Stephen Snelling


Ticket to Hell


It is an infamous episode that seems to be passing almost unnoticed. And yet no other single event during the second world war claimed more East Anglian lives or inflicted greater suffering.

I refer to the beginning of work on the Burma-Thailand Railway, the so-called Railroad of Death, that cost an estimated 102,000 lives to build. Indeed, so many men succumbed during its construction that it has been said that one man died for every sleeper laid.

The overwhelming majority  – perhaps as many as 90,000 – were Asian labourers, but around 12,400 Allied prisoners of war from a total work force of 61,000 also died, victims of disease, starvation, cruelty and neglect.

Jungle ordeal: prisoners of war in one of the railway camps.

Most were men captured when Singapore surrendered in February 1942 with a large proportion belonging to the ill-starred 18th (East Anglian) Division which had been diverted from its planned deployment in the Middle East and sacrificed on the altar of political unity.

I have been remembering these luckless men over the past few days; re-reading some of their pitiful accounts as I prepare to write an article for the Eastern Daily Press, marking the 70th anniversary of this most wretched of all wartime milestones.

I say anniversary, but there is no particular date that may be said to be the precise starting point for this hideously miraculous feat of engineering. Preparation for the work had begun as early as the spring with advance parties leaving prison camps on Singapore island in April. But construction did not really get under way until the autumn, by which time new camps had sprung up at either end of the line.

Few of the prisoners who left Singapore during the summer and autumn of 1942 had the slightest idea of where they were headed or what they were to do whenever they reached their destination. Most, in their naïveity, imagined that no matter what their fate it could not be any worse than anything they had previously experienced.

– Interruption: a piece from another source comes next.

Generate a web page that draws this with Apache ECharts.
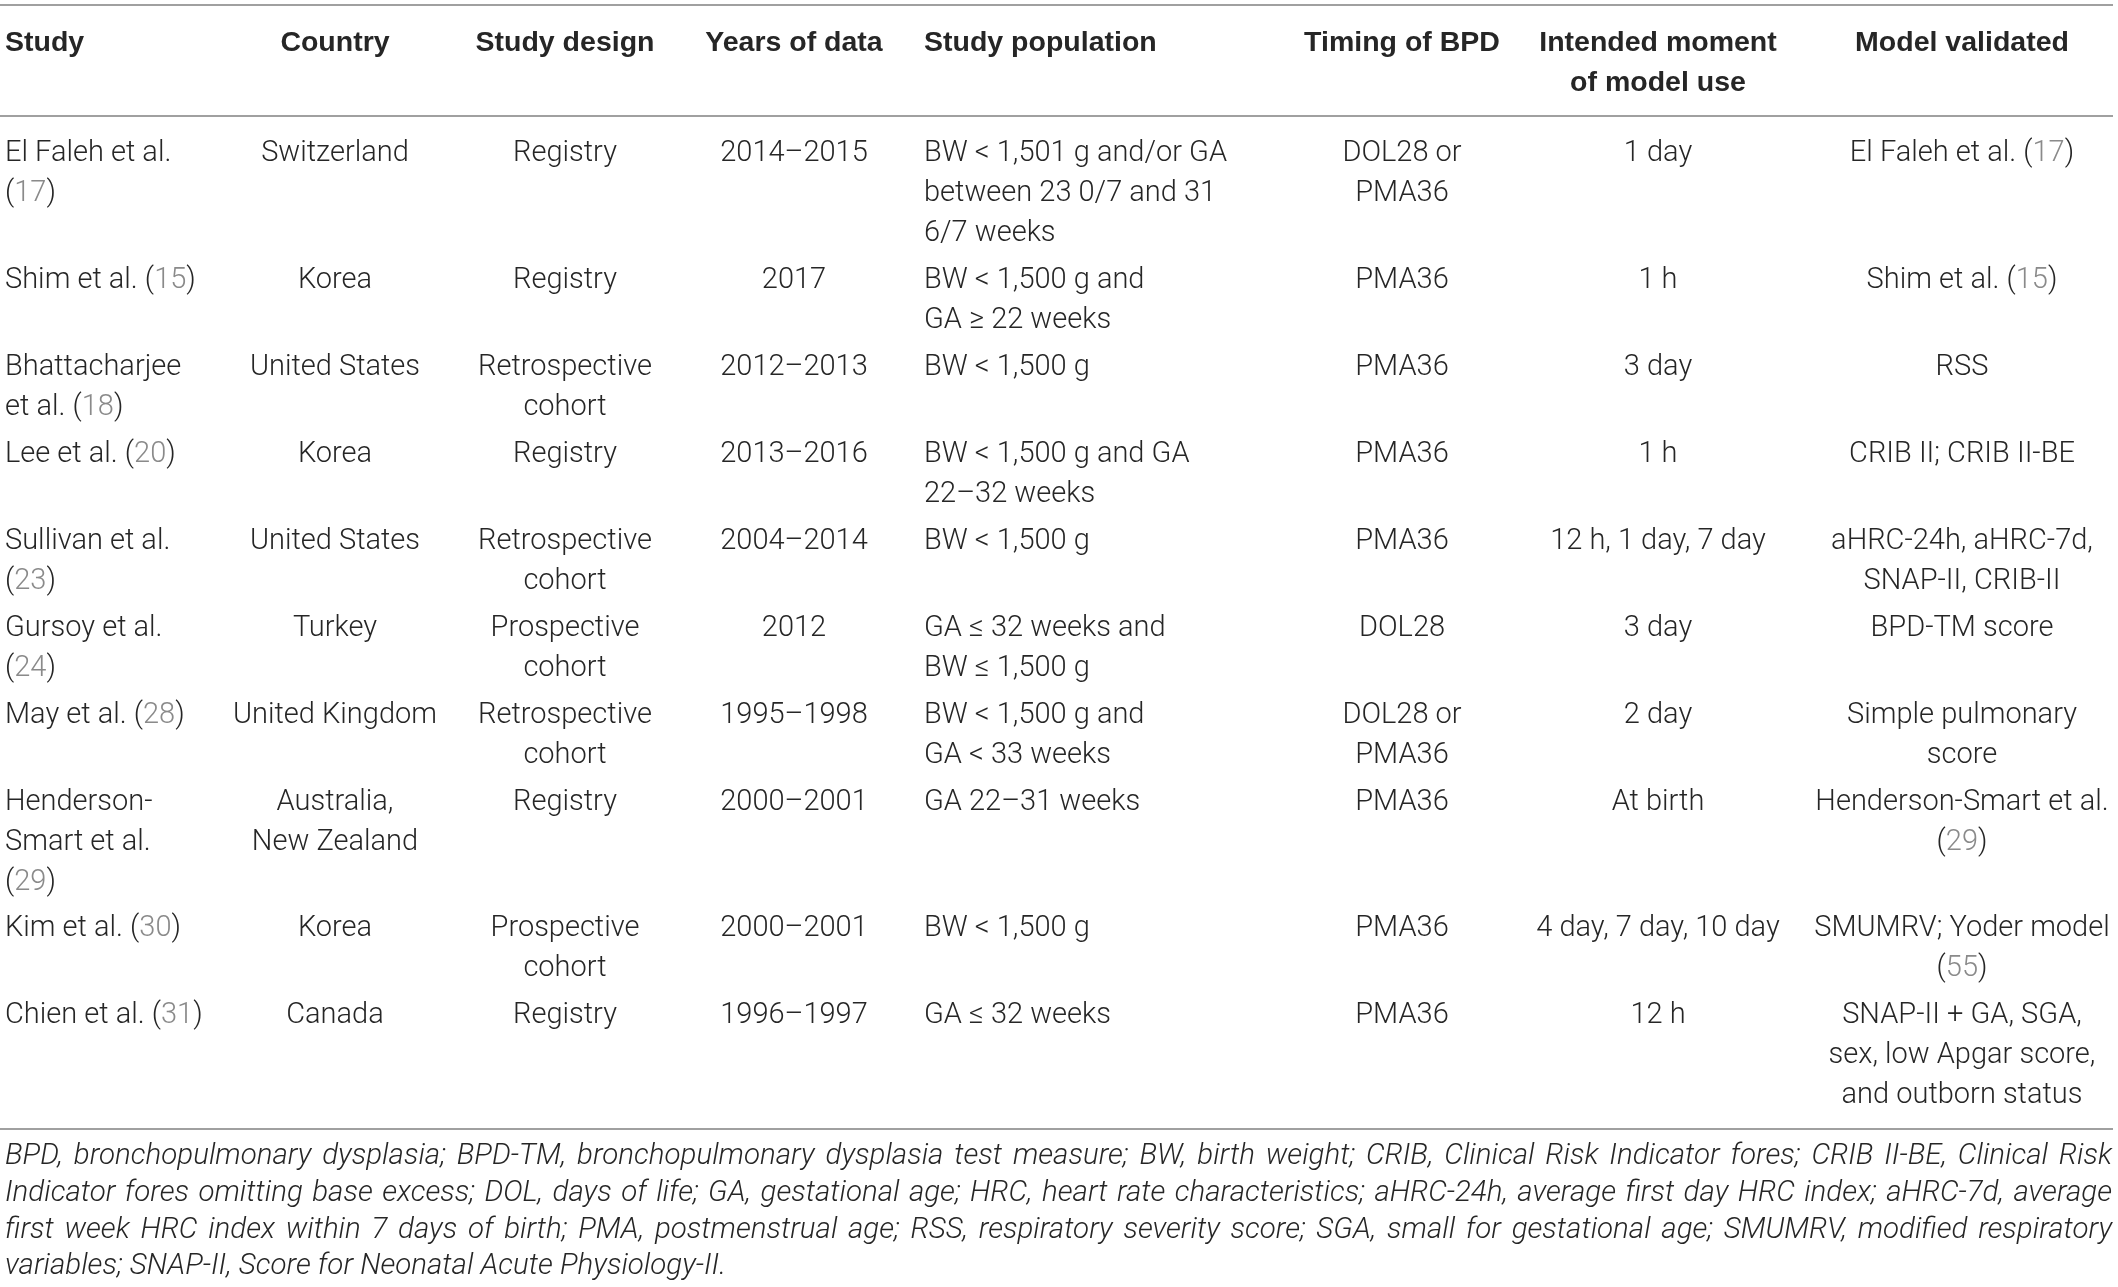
<!DOCTYPE html>
<html>
<head>
<meta charset="utf-8">
<script src="https://cdn.jsdelivr.net/npm/echarts@6/dist/echarts.min.js"></script>
<style>
html, body { margin: 0; padding: 0; background: #fff; }
#chart { width: 2118px; height: 1287px; }
</style>
</head>
<body>
<div id="chart"></div>
<script>
// table content, one array per column
var headers = ['Study', 'Country', 'Study design', 'Years of data', 'Study population', 'Timing of BPD', 'Intended moment\nof model use', 'Model validated'];
var studies = ['El Faleh et al.\n(17)', 'Shim et al. (15)', 'Bhattacharjee\net al. (18)', 'Lee et al. (20)', 'Sullivan et al.\n(23)', 'Gursoy et al.\n(24)', 'May et al. (28)', 'Henderson-\nSmart et al.\n(29)', 'Kim et al. (30)', 'Chien et al. (31)'];
var countries = ['Switzerland', 'Korea', 'United States', 'Korea', 'United States', 'Turkey', 'United Kingdom', 'Australia,\nNew Zealand', 'Korea', 'Canada'];
var designs = ['Registry', 'Registry', 'Retrospective\ncohort', 'Registry', 'Retrospective\ncohort', 'Prospective\ncohort', 'Retrospective\ncohort', 'Registry', 'Prospective\ncohort', 'Registry'];
var years = ['2014–2015', '2017', '2012–2013', '2013–2016', '2004–2014', '2012', '1995–1998', '2000–2001', '2000–2001', '1996–1997'];
var populations = ['BW < 1,501 g and/or GA\nbetween 23 0/7 and 31\n6/7 weeks', 'BW < 1,500 g and\nGA ≥ 22 weeks', 'BW < 1,500 g', 'BW < 1,500 g and GA\n22–32 weeks', 'BW < 1,500 g', 'GA ≤ 32 weeks and\nBW ≤ 1,500 g', 'BW < 1,500 g and\nGA < 33 weeks', 'GA 22–31 weeks', 'BW < 1,500 g', 'GA ≤ 32 weeks'];
var timings = ['DOL28 or\nPMA36', 'PMA36', 'PMA36', 'PMA36', 'PMA36', 'DOL28', 'DOL28 or\nPMA36', 'PMA36', 'PMA36', 'PMA36'];
var moments = ['1 day', '1 h', '3 day', '1 h', '12 h, 1 day, 7 day', '3 day', '2 day', 'At birth', '4 day, 7 day, 10 day', '12 h'];
var models = ['El Faleh et al. (17)', 'Shim et al. (15)', 'RSS', 'CRIB II; CRIB II-BE', 'aHRC-24h, aHRC-7d,\nSNAP-II, CRIB-II', 'BPD-TM score', 'Simple pulmonary\nscore', 'Henderson-Smart et al.\n(29)', 'SMUMRV; Yoder model\n(55)', 'SNAP-II + GA, SGA,\nsex, low Apgar score,\nand outborn status'];
var footnote = [
    'BPD, bronchopulmonary dysplasia; BPD-TM, bronchopulmonary dysplasia test measure; BW, birth weight; CRIB, Clinical Risk Indicator fores; CRIB II-BE, Clinical Risk',
    'Indicator fores omitting base excess; DOL, days of life; GA, gestational age; HRC, heart rate characteristics; aHRC-24h, average first day HRC index; aHRC-7d, average',
    'first week HRC index within 7 days of birth; PMA, postmenstrual age; RSS, respiratory severity score; SGA, small for gestational age; SMUMRV, modified respiratory',
    'variables; SNAP-II, Score for Neonatal Acute Physiology-II.'
];

var columns = [studies, countries, designs, years, populations, timings, moments, models];

// layout (pixels)
var W = 2118, H = 1287;
var colX = [5, 335, 565, 794, 924, 1402, 1658, 1962];
var colAlign = ['left', 'center', 'center', 'center', 'left', 'center', 'center', 'center'];
var FONT = 'Roboto';
var HEAD_FONT = 'Liberation Sans';
var FS = 29;
var HEAD_FS = 28.5;
var LH = 40;
var PAD = 6.9;
var TXT = '#262626';
var CITE = '#8a8a8a';
var RULE = '#a0a0a0';

// first-line centre of every body row, from the number of lines in the row
var rowY = [];
var rowLines = [];
var y = 154;
for (var r = 0; r < studies.length; r++) {
    rowY.push(y);
    var n = 1;
    columns.forEach(function (col) { n = Math.max(n, col[r].split('\n').length); });
    rowLines.push(n);
    y += n * LH + PAD;
}
var last = rowY.length - 1;
var bottomRule = rowY[last] + (rowLines[last] - 1) * LH + 33;

var cells = [];
headers.forEach(function (h, c) { cells.push({ value: [c, -1] }); });
for (var r = 0; r < studies.length; r++) {
    for (var c = 0; c < columns.length; c++) cells.push({ value: [c, r] });
}

// citation numbers are drawn in grey
function richify(s) {
    return s.replace(/\((\d+)\)/g, '({c|$1})');
}

var richStyle = {
    c: { fill: CITE, fontFamily: FONT, fontSize: FS, fontWeight: 300, lineHeight: LH }
};

var myChart = echarts.init(document.getElementById('chart'));

// justified italic footnote, word by word
var ctx = document.createElement('canvas').getContext('2d');
var FN_FS = 29.5;
var fnFont = 'italic 300 ' + FN_FS + 'px ' + FONT;
ctx.font = fnFont;
var fnLeft = 5, fnRight = 2112, fnTop = 1157, fnLH = 36.7;
var fnGraphics = [];
footnote.forEach(function (line, i) {
    var words = line.split(' ');
    var widths = words.map(function (w) { return ctx.measureText(w).width; });
    var total = widths.reduce(function (a, b) { return a + b; }, 0);
    var gap = ctx.measureText(' ').width;
    if (i < footnote.length - 1 && words.length > 1) gap = (fnRight - fnLeft - total) / (words.length - 1);
    var x = fnLeft;
    words.forEach(function (w, k) {
        fnGraphics.push({
            type: 'text', x: x, y: fnTop + i * fnLH,
            style: { text: w, font: fnFont, fill: TXT, textVerticalAlign: 'middle' }
        });
        x += widths[k] + gap;
    });
});

var option = {
    animation: false,
    backgroundColor: '#fff',
    grid: { left: 0, right: 0, top: 0, bottom: 0 },
    xAxis: { type: 'value', min: 0, max: W, show: false },
    yAxis: { type: 'value', min: 0, max: H, inverse: true, show: false },
    graphic: fnGraphics,
    series: [
        {
            type: 'custom',
            name: 'rules',
            data: [5, 116, bottomRule],
            renderItem: function (params, api) {
                var p0 = api.coord([0, api.value(0)]);
                var p1 = api.coord([2113, api.value(0)]);
                return {
                    type: 'line',
                    shape: { x1: p0[0], y1: p0[1], x2: p1[0], y2: p1[1] },
                    style: { stroke: RULE, lineWidth: 2 }
                };
            }
        },
        {
            type: 'custom',
            name: 'cells',
            data: cells,
            renderItem: function (params, api) {
                var c = api.value(0), r = api.value(1);
                var head = r < 0;
                var text = head ? headers[c] : richify(columns[c][r]);
                var cy = head ? 43 : rowY[r];
                var p = api.coord([colX[c], cy - LH / 2]);
                return {
                    type: 'text',
                    x: p[0], y: p[1],
                    style: {
                        text: text,
                        fill: TXT,
                        fontFamily: head ? HEAD_FONT : FONT,
                        fontSize: head ? HEAD_FS : FS,
                        fontWeight: head ? 'bold' : 300,
                        lineHeight: LH,
                        align: colAlign[c],
                        verticalAlign: 'top',
                        rich: head ? null : richStyle
                    }
                };
            }
        }
    ]
};

option && myChart.setOption(option);
</script>
</body>
</html>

Many, like Charlie Carpenter, a pre-war regular serving in the 5th Royal Norfolks, were keen to go. “Although the work was certain to be arduous, the rewards, we were promised, would be greater. A bigger rice allowance, more fresh meat and vegetables and we would be paid at the rate of 20 Japanese dollars a month – enough to buy extras.”

Rarely can so many have been so utterly duped.

It took only a matter of days for the dreadful truth to dawn on them – the illusion lasting no longer than the miserable 1,200 mile rail journey north, through Malaya into Thailand.

Eddie Knowles was among a party of East Anglians who departed Singapore in October 1942 for ‘destination unknown’. The agony began the moment they stepped aboard the trains with 31 men crammed into a single 30ft long steel box truck.

Eddie Knowles: Norfolk soldier turned railway slave labourer.

“As hot and uncomfortable as it was in the daylight hours with no ventilation except when we were able to open the side sliding doors… it was far worse at night,” wrote Eddie. “It was possible to stand or sit down, but lying down to sleep was out of the question…”

To Charlie Carpenter the journey was simply “hellish”. “It was hot and sticky, and some of the men were already suffering from a mild form of dysentery. The stench became unbearable…”

Yet, bad though it was, what followed during the year-long construction programme would prove infinitely worse. Worse, in fact, than their worst nightmares.

Indeed, for all too many, that gruelling train ride northwards would prove a one-way journey. “We didn’t know it at the time,” wrote Eddie, “but most of the lads in our rail truck were destined never to leave the Far East again…”

Under fire: the bridges over the Kwai at Tamarkan shortly after the end of the war. The effects of Allied air force bombing is clearly visible.

An infamous anniversary to be sure. But one that should never be forgotten.